What's in a name?

 

May 21st 2012

Several years ago, when I created this website I had to come up with a name. I knew I wanted to own the name, to have my own .com, and not be filtered through someone else’s. Some anxiety about being easier to find. Which is ironic. Because I didn’t just go ahead and use my name. I chose marcylit, which was already the moniker I used for my gmail account. I think I understand why I chose it, at least partly. There are two reasons. 

One is that I’ve long had this conflicted desire to be both invisible and seen. There was something scary and powerful about the prospect of deliberately sending my own name out into the ether. Many years ago when I first joined the staff of the Dean’s Office at Duke I was unsettled by the prospect of my signature floating away across campus on little pieces of paper every time a student needed something from the dean. It seemed to open the door to humiliation. It felt like little bits of me breaking off and floating away. At the same time I kind of liked the power that my signature evidently carried. But getting used to that experience at Duke did not prepare me to send my own name out into cyberspace.

The other reason is that I like the metaphor embedded in my chosen web identity. Marcy lit. Marcy is lit up. Through the action of creating this website Marcy is no longer hiding her light under a bushel. It was a little distressing when I discovered that Mary Carr titled her recent memoir, Lit, a memoir that chronicles her journey through alcohol and drugs. But I still like the name, and the metaphor.

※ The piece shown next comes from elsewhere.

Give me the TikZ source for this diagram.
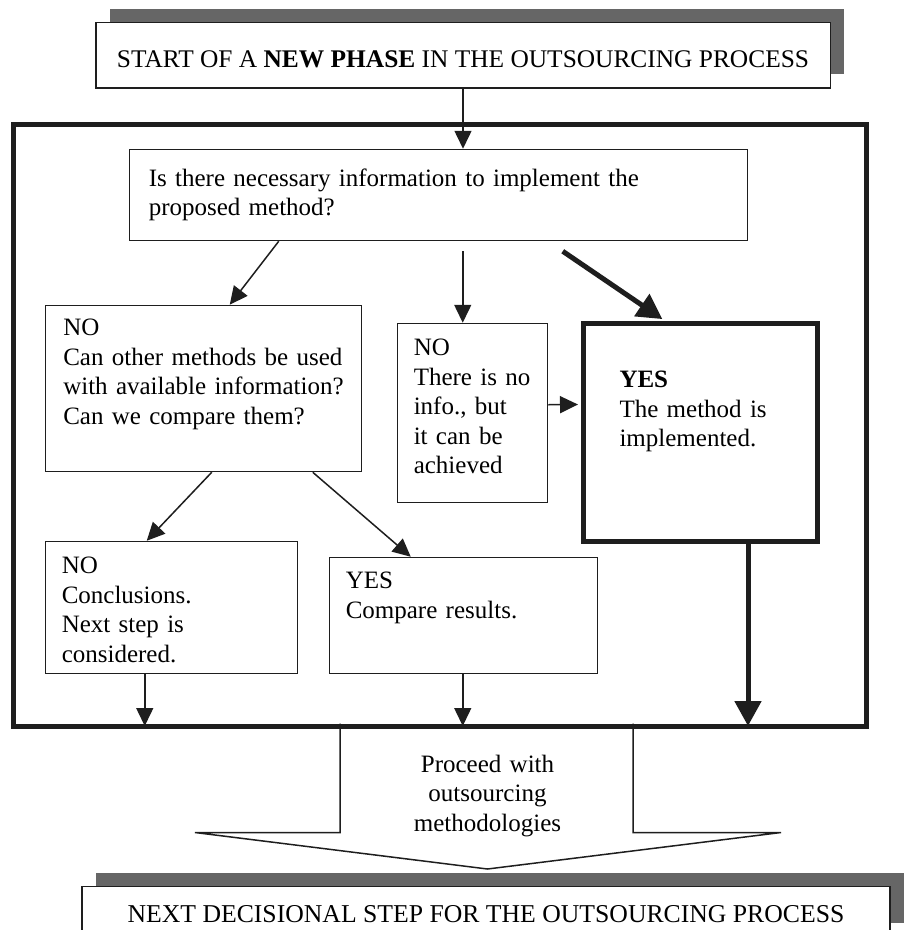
\documentclass[tikz,border=0pt]{standalone}
\usepackage{fontspec}
\setmainfont{Liberation Serif}
\usetikzlibrary{arrows.meta,shadows}
\definecolor{linedark}{HTML}{1E1E1E}
\definecolor{shadowgray}{HTML}{666666}
\newcommand{\blockfont}{\fontsize{25}{29.5}\selectfont}
\tikzstyle{basicblock} = [rectangle, draw=linedark, line width=1.5pt, anchor=north west, inner ysep=0pt, align=left, font=\blockfont]
\tikzstyle{phaseblock} = [rectangle, draw=linedark, fill=white, line width=1.5pt, anchor=north, inner sep=0pt, font=\blockfont, general shadow={fill=shadowgray, draw=none, shadow xshift=14pt, shadow yshift=14pt}]
\tikzstyle{arrow} = [line width=1.5pt, draw=linedark, -{Triangle[length=18pt,width=17pt]}]
\tikzstyle{boldarrow} = [line width=5pt, draw=linedark, -{Triangle[length=25pt,width=26pt]}]

\begin{document}
\begin{tikzpicture}[x=1pt, y=-1pt]

	\path[use as bounding box, clip] (0,0) rectangle (908,930);

	\node (mainFrame) [rectangle, draw=linedark, line width=5pt, anchor=north west, minimum width=853.5pt, minimum height=602pt, inner sep=0pt] at (10.5,121.5) {};

	\node (startPhase) [phaseblock, minimum width=734.5pt, text height=45.25pt, text depth=20.25pt, font=\fontsize{25.4}{29.5}\selectfont] at (463,21.75) {START OF A \textbf{NEW PHASE} IN THE OUTSOURCING PROCESS};

	\node (infoQuestion) [basicblock, inner xsep=19.25pt, text width=579.5pt, text height=36.75pt, text depth=54.25pt] at (128.75,148.75) {Is there necessary information to implement the\\proposed method?};

	\node (otherMethods) [basicblock, inner xsep=17.75pt, text width=280.5pt, text height=30.25pt, text depth=135.75pt] at (44.75,304.75) {NO\\Can other methods be used\\with available information?\\Can we compare them?};

	\node (noInfo) [basicblock, inner xsep=16.25pt, text width=117.5pt, text height=32.25pt, text depth=146.75pt] at (396.75,322.75) {NO\\There is no\\info., but\\it can be\\achieved};

	\node (methodYes) [basicblock, line width=5pt, inner xsep=36.5pt, text width=161pt, text height=64.5pt, text depth=153.5pt] at (580.5,320.5) {\textbf{YES}\\The method is\\implemented.};

	\node (conclusionsNo) [basicblock, inner xsep=16.25pt, text width=219.5pt, text height=32.25pt, text depth=99.75pt] at (44.75,540.75) {NO\\Conclusions.\\Next step is\\considered.};

	\node (compareYes) [basicblock, inner xsep=16.25pt, text width=235.5pt, text height=31.25pt, text depth=84.75pt] at (328.75,556.75) {YES\\Compare results.};

	\draw [line width=1.5pt, draw=linedark] (340,723.5) -- (340,832.5) -- (195,832.5) -- (487.5,869) -- (781,832.5) -- (633,832.5) -- (633,723.5);

	\node (proceedText) [font=\blockfont, align=center, text width=250pt, anchor=base] at (487.5,772) {Proceed with\\outsourcing\\methodologies};

	\node (nextStep) [phaseblock, minimum width=808pt, text height=36.25pt, text depth=14pt, font=\fontsize{25.7}{29.5}\selectfont] at (486,885.75) {NEXT DECISIONAL STEP FOR THE OUTSOURCING PROCESS};

	\draw [arrow] (startPhase.south) -- (startPhase.south |- infoQuestion.north);

	\draw [arrow] ([xshift=150pt]infoQuestion.south west) -- ([xshift=185pt]otherMethods.north west);
	\draw [arrow] ([xshift=334pt,yshift=-10pt]infoQuestion.south west) -- ([xshift=66pt]noInfo.north west);
	\draw [boldarrow, shorten >=2.5pt] ([xshift=434pt,yshift=-10pt]infoQuestion.south west) -- ([xshift=84pt]methodYes.north west);

	\draw [arrow, shorten >=2.5pt] ([yshift=-82pt]noInfo.north east) -- ([yshift=-84pt]methodYes.north west);

	\draw [arrow] ([xshift=167pt]otherMethods.south west) -- ([xshift=102pt]conclusionsNo.north west);
	\draw [arrow] ([xshift=268pt]otherMethods.south west) -- ([xshift=82pt]compareYes.north west);

	\draw [arrow, shorten >=2.5pt] ([xshift=100pt]conclusionsNo.south west) -- ([xshift=134.25pt]mainFrame.south west);
	\draw [arrow, shorten >=2.5pt] ([xshift=134pt]compareYes.south west) -- ([xshift=452.25pt]mainFrame.south west);
	\draw [boldarrow, shorten >=2.5pt] ([xshift=167.5pt]methodYes.south west) -- ([xshift=737.5pt]mainFrame.south west);

\end{tikzpicture}
\end{document}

It’s also interesting that I chose to obscure the name Litle, one I married into which carries no baggage from my childhood, rather than Marcy. But perhaps not so strange when you know that I chose Marcy when I started seventh grade. It was my first act of personal liberation, the first time I asserted an identity separate from my parents. They had named me Marcella, in honor of my father and grandfather, Thomas Marcellus and Matthew Marcellus respectively, reflecting the profound patriarchism of my heritage. I have resisted that name for as long as I can remember, even though for years people have been telling me how beautiful it is and I can see that they are probably right. But when I was a child, newly transplanted from the mountains of Virginia to the outer suburbs of New York City, it was too different, too ripe for teasing. Marshmallow anyone? My mother called me Marcella until she died, as did everyone who learned my name through her. I endured it. After all, in this culture she did have the right to name me. But even when I grew up and could have flowed into that beautiful adult name I continued to stick with Marcy, the name that I had chosen. Marcylit the web identity that I picked. The one that I have sent floating out into the world on a little thread of hope.